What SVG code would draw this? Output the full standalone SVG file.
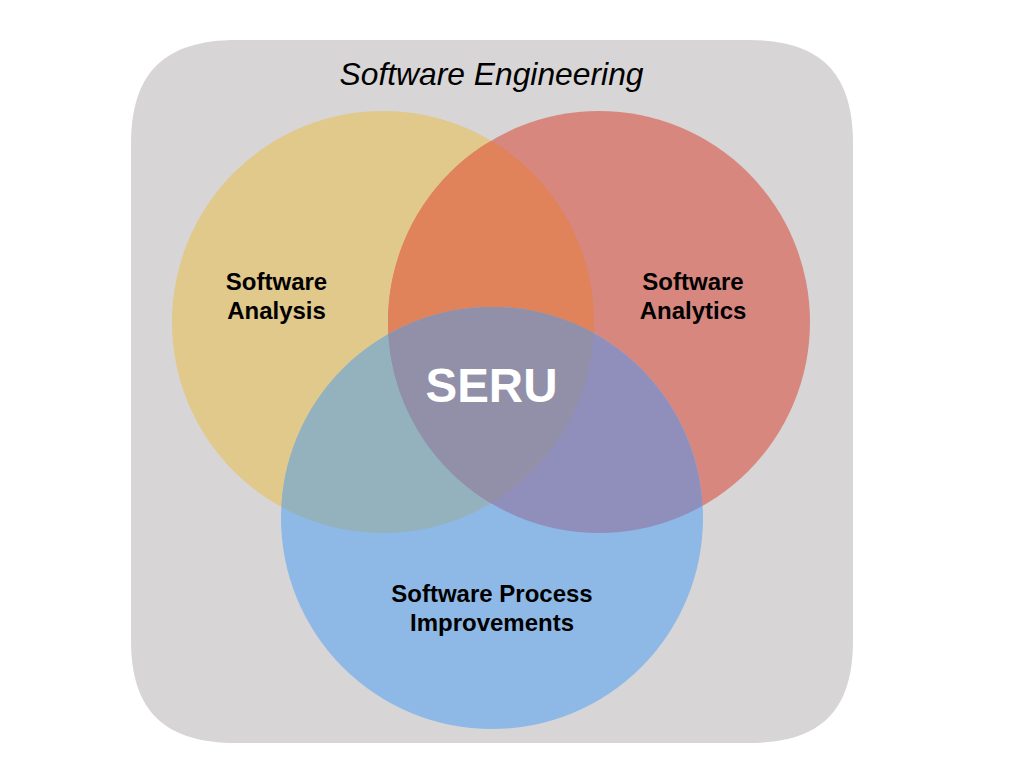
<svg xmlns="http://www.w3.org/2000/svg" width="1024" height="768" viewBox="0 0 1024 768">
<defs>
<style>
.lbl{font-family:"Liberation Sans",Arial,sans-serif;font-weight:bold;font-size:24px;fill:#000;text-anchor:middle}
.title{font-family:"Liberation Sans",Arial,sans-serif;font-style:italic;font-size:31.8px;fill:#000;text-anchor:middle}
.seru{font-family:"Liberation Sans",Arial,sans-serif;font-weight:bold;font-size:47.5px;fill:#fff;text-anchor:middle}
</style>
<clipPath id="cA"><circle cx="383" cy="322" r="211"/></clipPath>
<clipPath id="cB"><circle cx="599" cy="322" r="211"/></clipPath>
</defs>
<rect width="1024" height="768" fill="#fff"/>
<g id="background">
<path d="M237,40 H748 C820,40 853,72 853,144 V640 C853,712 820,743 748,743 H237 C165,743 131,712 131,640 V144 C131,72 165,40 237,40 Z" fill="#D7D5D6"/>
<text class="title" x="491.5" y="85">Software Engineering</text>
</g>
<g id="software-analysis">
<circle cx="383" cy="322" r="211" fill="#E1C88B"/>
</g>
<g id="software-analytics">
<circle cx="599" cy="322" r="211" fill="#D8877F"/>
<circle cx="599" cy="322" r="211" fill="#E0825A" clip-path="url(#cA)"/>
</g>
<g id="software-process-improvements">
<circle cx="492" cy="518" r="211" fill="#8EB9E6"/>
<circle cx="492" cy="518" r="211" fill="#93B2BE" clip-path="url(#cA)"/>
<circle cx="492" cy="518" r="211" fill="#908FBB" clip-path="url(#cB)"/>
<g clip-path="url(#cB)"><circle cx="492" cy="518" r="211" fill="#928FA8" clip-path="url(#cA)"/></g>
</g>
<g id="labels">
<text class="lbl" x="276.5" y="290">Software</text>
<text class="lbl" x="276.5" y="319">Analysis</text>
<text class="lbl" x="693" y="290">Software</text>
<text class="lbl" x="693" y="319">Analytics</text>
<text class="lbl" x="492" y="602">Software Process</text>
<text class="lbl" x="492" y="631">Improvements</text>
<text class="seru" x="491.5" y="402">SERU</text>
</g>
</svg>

To do
Return the listing above unchanged, apart from dropping its pictures.

Task output
What SVG code would draw this? Output the full standalone SVG file.
<svg xmlns="http://www.w3.org/2000/svg" width="1024" height="768" viewBox="0 0 1024 768">
<defs>
<style>
.lbl{font-family:"Liberation Sans",Arial,sans-serif;font-weight:bold;font-size:24px;fill:#000;text-anchor:middle}
.title{font-family:"Liberation Sans",Arial,sans-serif;font-style:italic;font-size:31.8px;fill:#000;text-anchor:middle}
.seru{font-family:"Liberation Sans",Arial,sans-serif;font-weight:bold;font-size:47.5px;fill:#fff;text-anchor:middle}
</style>
<clipPath id="cA"><circle cx="383" cy="322" r="211"/></clipPath>
<clipPath id="cB"><circle cx="599" cy="322" r="211"/></clipPath>
</defs>
<rect width="1024" height="768" fill="#fff"/>
<g id="background">
<path d="M237,40 H748 C820,40 853,72 853,144 V640 C853,712 820,743 748,743 H237 C165,743 131,712 131,640 V144 C131,72 165,40 237,40 Z" fill="#D7D5D6"/>
<text class="title" x="491.5" y="85">Software Engineering</text>
</g>
<g id="software-analysis">
<circle cx="383" cy="322" r="211" fill="#E1C88B"/>
</g>
<g id="software-analytics">
<circle cx="599" cy="322" r="211" fill="#D8877F"/>
<circle cx="599" cy="322" r="211" fill="#E0825A" clip-path="url(#cA)"/>
</g>
<g id="software-process-improvements">
<circle cx="492" cy="518" r="211" fill="#8EB9E6"/>
<circle cx="492" cy="518" r="211" fill="#93B2BE" clip-path="url(#cA)"/>
<circle cx="492" cy="518" r="211" fill="#908FBB" clip-path="url(#cB)"/>
<g clip-path="url(#cB)"><circle cx="492" cy="518" r="211" fill="#928FA8" clip-path="url(#cA)"/></g>
</g>
<g id="labels">
<text class="lbl" x="276.5" y="290">Software</text>
<text class="lbl" x="276.5" y="319">Analysis</text>
<text class="lbl" x="693" y="290">Software</text>
<text class="lbl" x="693" y="319">Analytics</text>
<text class="lbl" x="492" y="602">Software Process</text>
<text class="lbl" x="492" y="631">Improvements</text>
<text class="seru" x="491.5" y="402">SERU</text>
</g>
</svg>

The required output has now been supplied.